*Source data*:
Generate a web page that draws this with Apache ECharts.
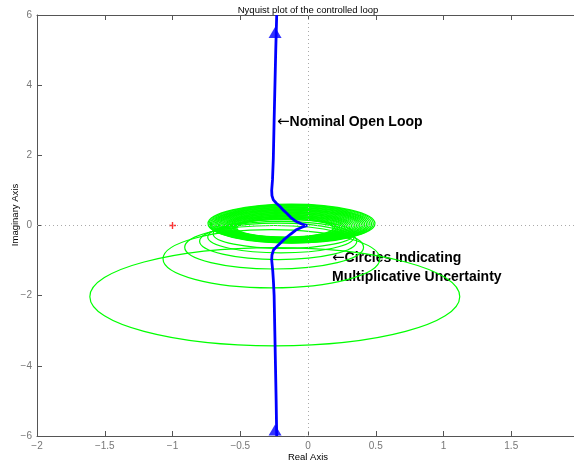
<!DOCTYPE html>
<html><head><meta charset="utf-8">
<script src="https://cdn.jsdelivr.net/npm/echarts@6/dist/echarts.min.js"></script>
<style>html,body{margin:0;padding:0;background:#fff}#c{width:574px;height:463px}</style>
</head><body><div id="c"></div>
<script>
// ---- data ----
const xTicks = [-2, -1.5, -1, -0.5, 0, 0.5, 1, 1.5, 2];
const yTicks = [-6, -4, -2, 0, 2, 4, 6];

// nominal open loop, positive frequencies (bottom -> origin)
const lowerRe = [-0.231,-0.235,-0.240,-0.245,-0.250,-0.255,-0.260,-0.265,-0.268,-0.266,-0.255,-0.220,-0.180,-0.130,-0.090,-0.045,-0.005];
const lowerIm = [-6.0,-5.0,-4.0,-3.0,-2.0,-1.6,-1.3,-1.1,-0.98,-0.84,-0.70,-0.56,-0.41,-0.25,-0.13,-0.05,0.0];
// nominal open loop, negative frequencies (origin -> top)
const upperRe = [-0.005,-0.045,-0.090,-0.130,-0.157,-0.180,-0.207,-0.235,-0.256,-0.266,-0.268,-0.262,-0.256,-0.250,-0.244,-0.238,-0.231];
const upperIm = [0.0,0.04,0.12,0.24,0.35,0.43,0.54,0.64,0.73,0.85,1.0,1.3,1.9,3.0,4.0,5.0,6.0];

// direction arrows on the nominal curve
const arrowRe = [-0.243, -0.243];
const arrowIm = [5.5, -5.83];

// critical point
const criticalRe = [-1];
const criticalIm = [0];

// uncertainty circles: centre (re, im) and half-widths along each axis
const circleCx = [-0.245,-0.270,-0.250,-0.220,-0.200,-0.180,
  -0.122,-0.124,-0.126,-0.128,-0.130,-0.132,-0.134,-0.136,-0.138,-0.139,-0.141,-0.143,-0.145,
  -0.147,-0.149,-0.151,-0.153,-0.155,-0.157,-0.159,-0.161,-0.163,-0.165,-0.167,-0.169,-0.170];
const circleCy = [-2.03,-0.95,-0.62,-0.45,-0.33,-0.24,
  0.055,0.050,0.045,0.040,0.035,0.029,0.024,0.019,0.014,0.009,0.004,-0.001,-0.006,
  -0.011,-0.016,-0.022,-0.027,-0.032,-0.037,-0.042,-0.047,-0.052,-0.057,-0.062,-0.067,-0.073];
const circleRx = [1.365,0.800,0.660,0.580,0.540,0.520,
  0.616,0.606,0.595,0.585,0.574,0.564,0.553,0.543,0.533,0.522,0.512,0.501,0.491,
  0.481,0.470,0.460,0.449,0.439,0.428,0.418,0.408,0.397,0.387,0.376,0.366,0.356];
const circleRy = [1.400,0.830,0.620,0.520,0.450,0.410,
  0.555,0.543,0.531,0.519,0.507,0.496,0.484,0.472,0.460,0.448,0.436,0.424,0.412,
  0.400,0.388,0.377,0.365,0.353,0.341,0.329,0.317,0.305,0.293,0.281,0.269,0.258];

// ---- chart ----
const FONT = '"Liberation Sans", Arial, Helvetica, sans-serif';
const pair = (a, b) => a.map((v, i) => [v, b[i]]);
const minusFmt = v => (v < 0 ? '\u2212' + Math.abs(v) : String(v));
const AX = '#555';

const chart = echarts.init(document.getElementById('c'), null, {renderer: 'canvas'});

const baseX = {
  type: 'value', min: xTicks[0], max: xTicks[xTicks.length - 1], interval: 0.5,
  splitLine: {show: false},
  axisLine: {show: true, onZero: false, lineStyle: {color: AX, width: 1}},
  axisTick: {show: true, inside: true, length: 5, lineStyle: {color: AX}},
};
const baseY = {
  type: 'value', min: yTicks[0], max: yTicks[yTicks.length - 1], interval: 2,
  splitLine: {show: false},
  axisLine: {show: true, onZero: false, lineStyle: {color: AX, width: 1}},
  axisTick: {show: true, inside: true, length: 5, lineStyle: {color: AX}},
};

chart.setOption({
  animation: false,
  backgroundColor: '#fff',
  grid: {left: 37, top: 15, width: 542, height: 421, containLabel: false, outerBoundsMode: 'none'},
  xAxis: [
    Object.assign({}, baseX, {position: 'bottom',
      axisLabel: {show: true, color: '#777', fontSize: 10, fontFamily: FONT, margin: 5, formatter: minusFmt}}),
    Object.assign({}, baseX, {position: 'top', axisLabel: {show: false}})
  ],
  yAxis: [
    Object.assign({}, baseY, {position: 'left',
      axisLabel: {show: true, color: '#777', fontSize: 10, fontFamily: FONT, margin: 5, formatter: minusFmt}}),
    Object.assign({}, baseY, {position: 'right', axisLabel: {show: false}})
  ],
  series: [
    {
      type: 'line', data: [], silent: true, z: 1,
      markLine: {
        silent: true, symbol: 'none', label: {show: false},
        lineStyle: {type: [1, 3], color: '#aaa', width: 1},
        data: [{xAxis: 0}, {yAxis: 0}]
      }
    },
    {
      type: 'custom', z: 2, silent: true,
      data: circleCx.map((v, i) => [v, circleCy[i], circleRx[i], circleRy[i]]),
      encode: {x: 0, y: 1},
      renderItem: function (params, api) {
        const c = api.coord([api.value(0), api.value(1)]);
        const s = api.size([api.value(2), api.value(3)]);
        return {
          type: 'ellipse',
          shape: {cx: c[0], cy: c[1], rx: s[0], ry: s[1]},
          style: {fill: 'none', stroke: '#00ff00', lineWidth: 1.2}
        };
      }
    },
    {
      type: 'line', z: 3, silent: true, showSymbol: false, symbol: 'none',
      data: pair(lowerRe, lowerIm),
      lineStyle: {color: '#0000ff', width: 2.8}
    },
    {
      type: 'line', z: 3, silent: true, showSymbol: false, symbol: 'none',
      data: pair(upperRe, upperIm),
      lineStyle: {color: '#0000ff', width: 2.8}
    },
    {
      type: 'scatter', z: 4, silent: true,
      data: pair(arrowRe, arrowIm),
      symbol: 'triangle', symbolSize: [13, 11],
      itemStyle: {color: '#0000ff'}
    },
    {
      type: 'scatter', z: 4, silent: true,
      data: pair(criticalRe, criticalIm),
      symbol: 'path://M0,5L10,5M5,0L5,10', symbolSize: 7,
      itemStyle: {color: 'none', borderColor: '#ff0000', borderWidth: 1.4}
    }
  ],
  graphic: [
    {type: 'text', x: 308, y: 10, silent: true,
      style: {text: 'Nyquist plot of the controlled loop', font: '9.5px ' + FONT, fill: '#000', align: 'center', verticalAlign: 'middle'}},
    {type: 'text', x: 308, y: 457, silent: true,
      style: {text: 'Real Axis', font: '9.5px ' + FONT, fill: '#000', align: 'center', verticalAlign: 'middle'}},
    {type: 'text', x: 15, y: 215, rotation: Math.PI / 2, silent: true,
      style: {text: 'Imaginary Axis', font: '9.5px ' + FONT, fill: '#000', align: 'center', verticalAlign: 'middle'}},
    {type: 'text', x: 277, y: 122, silent: true,
      style: {text: '{a|\u2190}{b|Nominal Open Loop}', align: 'left', verticalAlign: 'middle',
        rich: {a: {font: '15px "DejaVu Sans"', fill: '#000'}, b: {font: 'bold 14px ' + FONT, fill: '#000'}}}},
    {type: 'text', x: 332, y: 258.5, silent: true,
      style: {text: '{a|\u2190}{b|Circles Indicating}', align: 'left', verticalAlign: 'middle',
        rich: {a: {font: '15px "DejaVu Sans"', fill: '#000'}, b: {font: 'bold 14px ' + FONT, fill: '#000'}}}},
    {type: 'text', x: 332, y: 277, silent: true,
      style: {text: 'Multiplicative Uncertainty', font: 'bold 14px ' + FONT, fill: '#000', align: 'left', verticalAlign: 'middle'}}
  ]
});
</script>
</body></html>
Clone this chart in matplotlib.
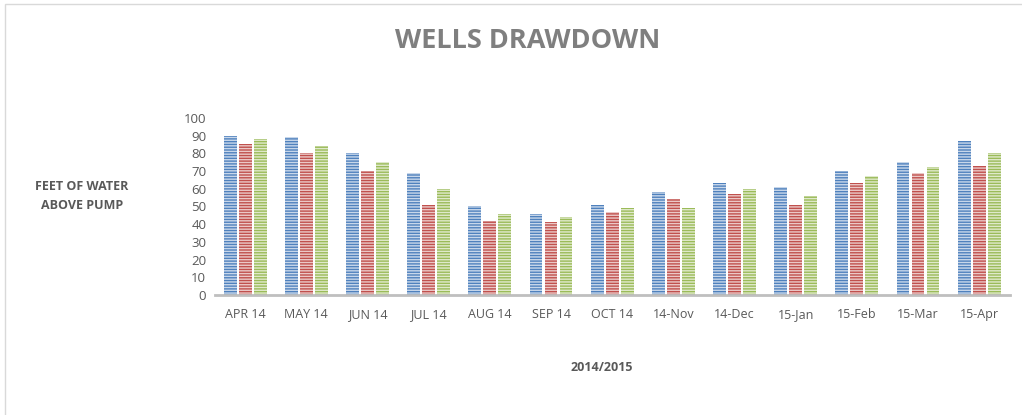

*Goal of the exercise*: Repeat the data exactly, dropping every picture it holds.

*Exercise output*:
Generate a web page that draws this with Apache ECharts.
<!DOCTYPE html>
<html><head><meta charset="utf-8">
<script src="https://cdn.jsdelivr.net/npm/echarts@6/dist/echarts.min.js"></script>
<style>html,body{margin:0;padding:0;background:#fff}#c{width:574px;height:463px}</style>
</head><body><div id="c"></div>
<script>
// ---- data ----
const xTicks = [-2, -1.5, -1, -0.5, 0, 0.5, 1, 1.5, 2];
const yTicks = [-6, -4, -2, 0, 2, 4, 6];

// nominal open loop, positive frequencies (bottom -> origin)
const lowerRe = [-0.231,-0.235,-0.240,-0.245,-0.250,-0.255,-0.260,-0.265,-0.268,-0.266,-0.255,-0.220,-0.180,-0.130,-0.090,-0.045,-0.005];
const lowerIm = [-6.0,-5.0,-4.0,-3.0,-2.0,-1.6,-1.3,-1.1,-0.98,-0.84,-0.70,-0.56,-0.41,-0.25,-0.13,-0.05,0.0];
// nominal open loop, negative frequencies (origin -> top)
const upperRe = [-0.005,-0.045,-0.090,-0.130,-0.157,-0.180,-0.207,-0.235,-0.256,-0.266,-0.268,-0.262,-0.256,-0.250,-0.244,-0.238,-0.231];
const upperIm = [0.0,0.04,0.12,0.24,0.35,0.43,0.54,0.64,0.73,0.85,1.0,1.3,1.9,3.0,4.0,5.0,6.0];

// direction arrows on the nominal curve
const arrowRe = [-0.243, -0.243];
const arrowIm = [5.5, -5.83];

// critical point
const criticalRe = [-1];
const criticalIm = [0];

// uncertainty circles: centre (re, im) and half-widths along each axis
const circleCx = [-0.245,-0.270,-0.250,-0.220,-0.200,-0.180,
  -0.122,-0.124,-0.126,-0.128,-0.130,-0.132,-0.134,-0.136,-0.138,-0.139,-0.141,-0.143,-0.145,
  -0.147,-0.149,-0.151,-0.153,-0.155,-0.157,-0.159,-0.161,-0.163,-0.165,-0.167,-0.169,-0.170];
const circleCy = [-2.03,-0.95,-0.62,-0.45,-0.33,-0.24,
  0.055,0.050,0.045,0.040,0.035,0.029,0.024,0.019,0.014,0.009,0.004,-0.001,-0.006,
  -0.011,-0.016,-0.022,-0.027,-0.032,-0.037,-0.042,-0.047,-0.052,-0.057,-0.062,-0.067,-0.073];
const circleRx = [1.365,0.800,0.660,0.580,0.540,0.520,
  0.616,0.606,0.595,0.585,0.574,0.564,0.553,0.543,0.533,0.522,0.512,0.501,0.491,
  0.481,0.470,0.460,0.449,0.439,0.428,0.418,0.408,0.397,0.387,0.376,0.366,0.356];
const circleRy = [1.400,0.830,0.620,0.520,0.450,0.410,
  0.555,0.543,0.531,0.519,0.507,0.496,0.484,0.472,0.460,0.448,0.436,0.424,0.412,
  0.400,0.388,0.377,0.365,0.353,0.341,0.329,0.317,0.305,0.293,0.281,0.269,0.258];

// ---- chart ----
const FONT = '"Liberation Sans", Arial, Helvetica, sans-serif';
const pair = (a, b) => a.map((v, i) => [v, b[i]]);
const minusFmt = v => (v < 0 ? '\u2212' + Math.abs(v) : String(v));
const AX = '#555';

const chart = echarts.init(document.getElementById('c'), null, {renderer: 'canvas'});

const baseX = {
  type: 'value', min: xTicks[0], max: xTicks[xTicks.length - 1], interval: 0.5,
  splitLine: {show: false},
  axisLine: {show: true, onZero: false, lineStyle: {color: AX, width: 1}},
  axisTick: {show: true, inside: true, length: 5, lineStyle: {color: AX}},
};
const baseY = {
  type: 'value', min: yTicks[0], max: yTicks[yTicks.length - 1], interval: 2,
  splitLine: {show: false},
  axisLine: {show: true, onZero: false, lineStyle: {color: AX, width: 1}},
  axisTick: {show: true, inside: true, length: 5, lineStyle: {color: AX}},
};

chart.setOption({
  animation: false,
  backgroundColor: '#fff',
  grid: {left: 37, top: 15, width: 542, height: 421, containLabel: false, outerBoundsMode: 'none'},
  xAxis: [
    Object.assign({}, baseX, {position: 'bottom',
      axisLabel: {show: true, color: '#777', fontSize: 10, fontFamily: FONT, margin: 5, formatter: minusFmt}}),
    Object.assign({}, baseX, {position: 'top', axisLabel: {show: false}})
  ],
  yAxis: [
    Object.assign({}, baseY, {position: 'left',
      axisLabel: {show: true, color: '#777', fontSize: 10, fontFamily: FONT, margin: 5, formatter: minusFmt}}),
    Object.assign({}, baseY, {position: 'right', axisLabel: {show: false}})
  ],
  series: [
    {
      type: 'line', data: [], silent: true, z: 1,
      markLine: {
        silent: true, symbol: 'none', label: {show: false},
        lineStyle: {type: [1, 3], color: '#aaa', width: 1},
        data: [{xAxis: 0}, {yAxis: 0}]
      }
    },
    {
      type: 'custom', z: 2, silent: true,
      data: circleCx.map((v, i) => [v, circleCy[i], circleRx[i], circleRy[i]]),
      encode: {x: 0, y: 1},
      renderItem: function (params, api) {
        const c = api.coord([api.value(0), api.value(1)]);
        const s = api.size([api.value(2), api.value(3)]);
        return {
          type: 'ellipse',
          shape: {cx: c[0], cy: c[1], rx: s[0], ry: s[1]},
          style: {fill: 'none', stroke: '#00ff00', lineWidth: 1.2}
        };
      }
    },
    {
      type: 'line', z: 3, silent: true, showSymbol: false, symbol: 'none',
      data: pair(lowerRe, lowerIm),
      lineStyle: {color: '#0000ff', width: 2.8}
    },
    {
      type: 'line', z: 3, silent: true, showSymbol: false, symbol: 'none',
      data: pair(upperRe, upperIm),
      lineStyle: {color: '#0000ff', width: 2.8}
    },
    {
      type: 'scatter', z: 4, silent: true,
      data: pair(arrowRe, arrowIm),
      symbol: 'triangle', symbolSize: [13, 11],
      itemStyle: {color: '#0000ff'}
    },
    {
      type: 'scatter', z: 4, silent: true,
      data: pair(criticalRe, criticalIm),
      symbol: 'path://M0,5L10,5M5,0L5,10', symbolSize: 7,
      itemStyle: {color: 'none', borderColor: '#ff0000', borderWidth: 1.4}
    }
  ],
  graphic: [
    {type: 'text', x: 308, y: 10, silent: true,
      style: {text: 'Nyquist plot of the controlled loop', font: '9.5px ' + FONT, fill: '#000', align: 'center', verticalAlign: 'middle'}},
    {type: 'text', x: 308, y: 457, silent: true,
      style: {text: 'Real Axis', font: '9.5px ' + FONT, fill: '#000', align: 'center', verticalAlign: 'middle'}},
    {type: 'text', x: 15, y: 215, rotation: Math.PI / 2, silent: true,
      style: {text: 'Imaginary Axis', font: '9.5px ' + FONT, fill: '#000', align: 'center', verticalAlign: 'middle'}},
    {type: 'text', x: 277, y: 122, silent: true,
      style: {text: '{a|\u2190}{b|Nominal Open Loop}', align: 'left', verticalAlign: 'middle',
        rich: {a: {font: '15px "DejaVu Sans"', fill: '#000'}, b: {font: 'bold 14px ' + FONT, fill: '#000'}}}},
    {type: 'text', x: 332, y: 258.5, silent: true,
      style: {text: '{a|\u2190}{b|Circles Indicating}', align: 'left', verticalAlign: 'middle',
        rich: {a: {font: '15px "DejaVu Sans"', fill: '#000'}, b: {font: 'bold 14px ' + FONT, fill: '#000'}}}},
    {type: 'text', x: 332, y: 277, silent: true,
      style: {text: 'Multiplicative Uncertainty', font: 'bold 14px ' + FONT, fill: '#000', align: 'left', verticalAlign: 'middle'}}
  ]
});
</script>
</body></html>
Clone this chart in matplotlib.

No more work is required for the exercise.